Microsoft.PowerShell.Archive
Microsoft.PowerShell.Archive copied to clipboard
Add -EntryEncoding as a parameter on Expand-Archive cmdlet
Summary of the new feature/enhancement
The Extract-Archive
cmdlet does not currently allow to define the expected encoding of file names in the archive to be expanded. This means the cmdlet cannot predictably be used to expand ZIP files created with other tools than PowerShell itself (meaning Compress-Archive
).
For example, the Extract-Archive
cmdlet cannot predictably unpack an archive created from Windows File Explorer (aka Compressed Folders feature) ... unless such archive is only using ASCII127 chars for archive entry names. This is Windows not being compatible with Windows and should be fixed.
Proposed technical implementation details
Unfortunately the ZIP spec does not define in enough detail information for a consumer of an archive to reliable tell which encoding was used for the names of the entries in the archive. Therefore, the only possible solution is to ask the consumer what it should be.
Proposed solution is to allow encoding as a parameter to the Expand-Archive
cmdlet and to document what happens if such parameter is not specified, which is the current behavior. I suggest to name such parameter EntryEncoding
to make it clear that it is about how the ZIP entries are encoded, not encoding of the file content, nor encoding of the archive name itself.
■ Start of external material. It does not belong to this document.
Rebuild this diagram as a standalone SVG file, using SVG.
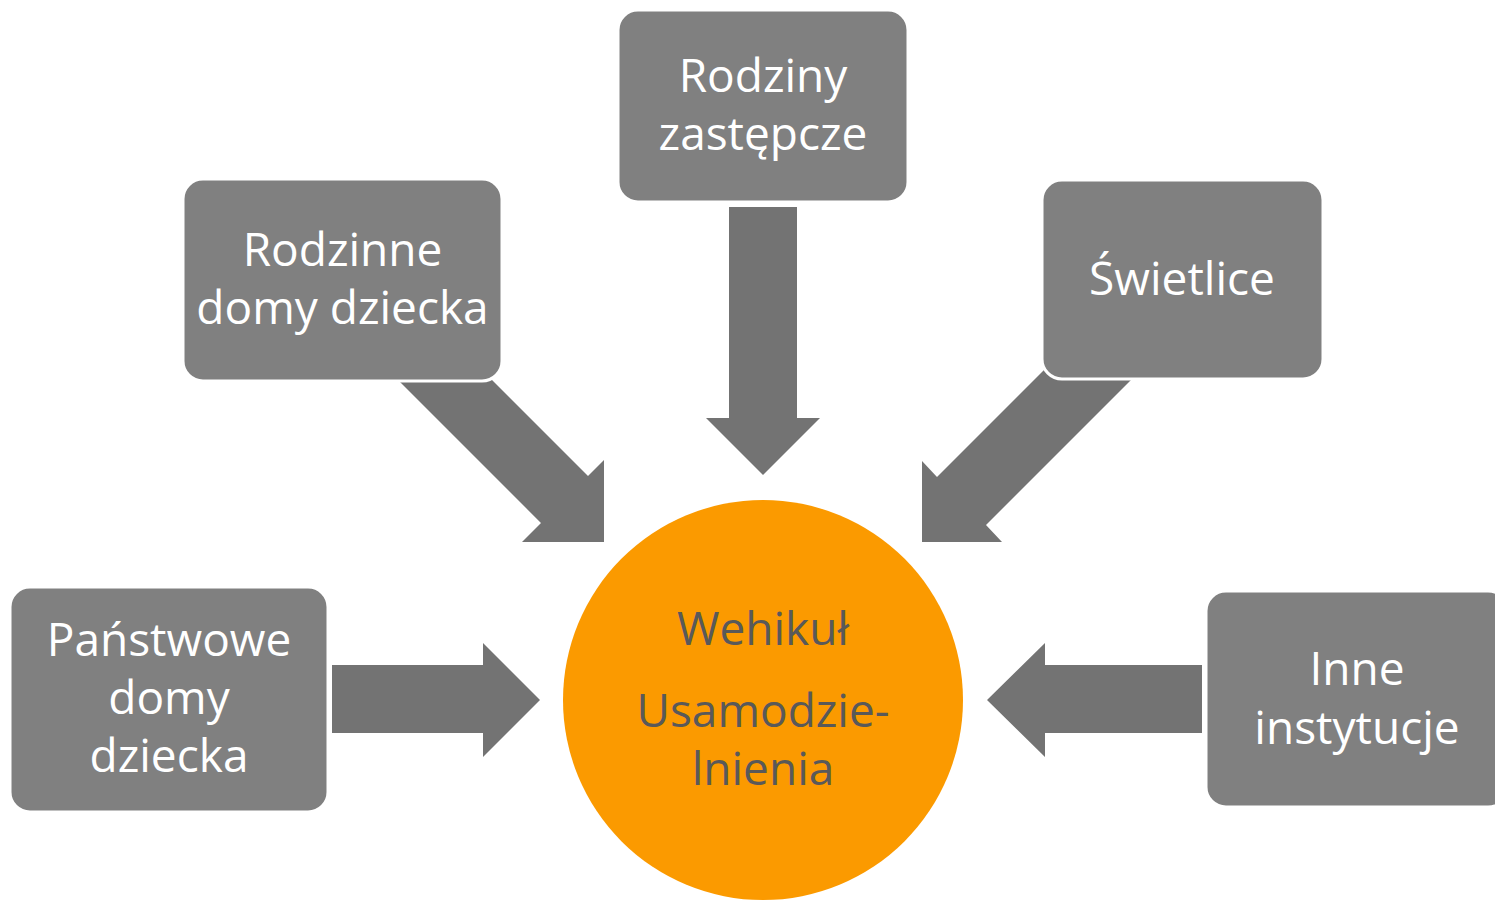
<svg xmlns="http://www.w3.org/2000/svg" width="1495" height="900" viewBox="0 0 1495 900">
<style>
.box{fill:#808080;stroke:#ffffff;stroke-width:3}
.arr{fill:#737373}
.t{font-family:"Open Sans","Liberation Sans",sans-serif;font-size:46px;fill:#ffffff;text-anchor:middle}
.c{font-family:"Open Sans","Liberation Sans",sans-serif;font-size:46px;fill:#595959;text-anchor:middle}
</style>
<rect width="1495" height="900" fill="#ffffff"/>
<g id="connectors">
<polygon class="arr" points="332,665 483,665 483,643 540,700 483,757 483,733 332,733"/>
<polygon class="arr" points="1202,665 1045,665 1045,643 987,700 1045,757 1045,733 1202,733"/>
<polygon class="arr" points="729,207 797,207 797,418 820,418 763,475 706,418 729,418"/>
<polygon class="arr" points="388,370 482,370 588,476 604,460 604,542 522,542 541,523"/>
<polygon class="arr" points="1044,370 1141,370 986,525 1002,542 922,542 922,461 937,477"/>
</g>
<g id="center">
<circle cx="763" cy="700" r="200" fill="#FB9A00"/>
<text class="c" x="763" y="645">Wehikuł</text>
<text class="c" x="763" y="727">Usamodzie-</text>
<text class="c" x="763" y="785">lnienia</text>
</g>
<g id="node-rodzinne">
<rect class="box" x="183" y="179" width="319" height="202" rx="20"/>
<text class="t" x="342.5" y="266">Rodzinne</text>
<text class="t" x="342.5" y="324">domy dziecka</text>
</g>
<g id="node-rodziny">
<rect class="box" x="618" y="10" width="290" height="192" rx="20"/>
<text class="t" x="763" y="92">Rodziny</text>
<text class="t" x="763" y="150">zastępcze</text>
</g>
<g id="node-swietlice">
<rect class="box" x="1042" y="180" width="281" height="199" rx="20"/>
<text class="t" x="1182" y="295">Świetlice</text>
</g>
<g id="node-panstwowe">
<rect class="box" x="10" y="587" width="318" height="225" rx="20"/>
<text class="t" x="169" y="656">Państwowe</text>
<text class="t" x="169" y="714">domy</text>
<text class="t" x="169" y="772">dziecka</text>
</g>
<g id="node-inne">
<rect class="box" x="1206" y="591" width="302" height="216" rx="20"/>
<text class="t" x="1357" y="685">Inne</text>
<text class="t" x="1357" y="744">instytucje</text>
</g>
</svg>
Note: Overall I like what Compress-Archive
is doing, consistently using UTF-8 for the file names, but the truth of the matter here is that most PowerShell users will expect to be able to use Extract-Archive
cmdlet to also expand archives which were not created by PowerShell itself.
Test case
- Create some empty files with names such as
Père-Noël.txt
Plankalkül.txt
Ærø-Å.txt
(simply using some examples from the Western European charset here)
-
Create ZIP archive of these files using Windows Compressed Folders feature (or 7-Zip, or any other ZIP tool for Windows, anything except PowerShell itself).
-
Attempt to unpack the archive from step 2 using the
Expand-Archive
cmdlet. The result should be that file names from step 1 are preserved.
Thanks for opening this issue - a fix is long overdue.
As for:
Therefore, the only possible solution is to ask the consumer what it should be.
While an -Encoding
parameter should definitely be supported, there is a way to provide more meaningful default behavior, which should make things just work in the majority of cases:
-
First, always try to interpret an entry name as UTF-8.
-
Only if that fails, interpret it as OEM-encoded (the legacy encoding by default still used by File Explorer and tools such as 7-Zip).
In fact, this logic seems to already be built into the [System.IO.Compression.ZipFile]::ExtractToDirectory()
method when you pass the active OEM code page as the encoding argument: UTF-8 entries are still properly recognized.
(Strictly speaking, any UTF-8-encoded string is also a technically valid OEM-encoded string, so there is hypothetical ambiguity; in practice, however, a valid UTF-8 byte sequence resulting in a human-readable, intentional file name when interpreted as OEM-encoded is unlikely, and the .NET designers were apparently comfortable to quietly resolve this ambiguity in favor of UTF-8).
Note: I'm assuming that it is the active OEM code page that is to be used, not fixed code page 437
, as used on US-English systems, for instance - some sources seem to suggest the latter, but that doesn't seem plausible.
For instance, thanks to the try-UTF-8-first approach, the following sample command is capable of properly processing an archive test.zip
that contains any of the following: (a) all-UTF-8 entries, (b) all-OEM-entries, (c) mixed-UTF-8-and-OEM entries (which 7-Zip creates if individual entries comprise Unicode characters that cannot represented in the OEM character set).
[System.IO.Compression.ZipFile]::ExtractToDirectory(
"$pwd/test.zip",
"$pwd",
[System.Text.Encoding]::GetEncoding((Get-Culture).TextInfo.OEMCodePage)
)
I agree that if at all possible to improve on the default behavior - i.e. when the proposed -Encoding
parameter is not specified - then that is of course a very good idea. Most people will not have considered encoding in relation to ZIP archives (they probably assume that they just "work") and most people will therefore not think to specify the encoding explicitly.
So, judging from the inactivity of this issue, My take as a user, affected by this defect, the current recommendation from Microsoft is:
This is defacto accepted behavior of Expand-Archive and you should use another tool for uncompressing files. Per recomendation from Microsoft here the recommendation is to use tar instead. ...Yeah, I'm legit a bit salty right now... The in depth analysis of lbruun and mklement0 is much appreciated though :)